For training the our RaDeR retrievers and rerankers, we use the Tevatron github, which is a software for training billion-scale LLM neural retriever on GPUs and TPUs. We use its functionality for Parameter efficient tuning with LoRA. It is integrated with vLLM, DeepSpeed, FlashAttention, gradient accumulation, and other efficient training and inference techniques.
Installation
- Clone the Tevatron repository.
- Install PyTorch based on your CUDA version from PyTorch.

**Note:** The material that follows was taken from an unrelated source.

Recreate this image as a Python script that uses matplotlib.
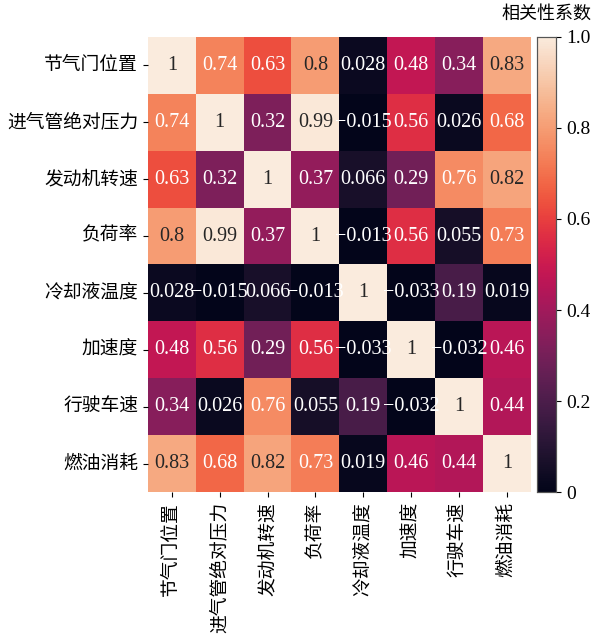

- Install dependencies and Tevatron.
pip install transformers datasets peft
pip install deepspeed accelerate
pip install faiss-cpu
pip install -e .Run training
Example command for Retriever training:
deepspeed --include localhost:0,1 --master_port 60000 --module tevatron.retriever.driver.train \
--deepspeed deepspeed/ds_zero3_config.json \
--output_dir retriever-RaDeR \
--model_name_or_path Qwen/Qwen2.5-7B-Instruct \
--lora \
--lora_target_modules q_proj,k_proj,v_proj,o_proj,down_proj,up_proj,gate_proj \
--save_steps 500 \
--dataset_name RaDer/MATH_allquery_types \
--query_prefix "Query: " \
--passage_prefix "Passage: " \
--bf16 \
--pooling eos \
--append_eos_token \
--normalize \
--temperature 0.01 \
--per_device_train_batch_size 2 \
--gradient_checkpointing \
--train_group_size 12 \
--learning_rate 1e-4 \
--query_max_len 32 \
--passage_max_len 3900 \
--num_train_epochs 1 \
--logging_steps 10 \
--overwrite_output_dir \
--gradient_accumulation_steps 16(1) For evaluation of retrievers on the BRIGHT dataset run the retriever_evaluation.sh with the correct arguments. Example command shown in the file.
(2) For evaluation of rerankers on the BRIGHT dataset run the reranker_evaluation.sh with the correct arguments. Example command shown in the file.
Note
The score files from our two best performing RaDeR models with Qwen-32B-Instruct reranking is provided in the BRIGHT_score_files directory.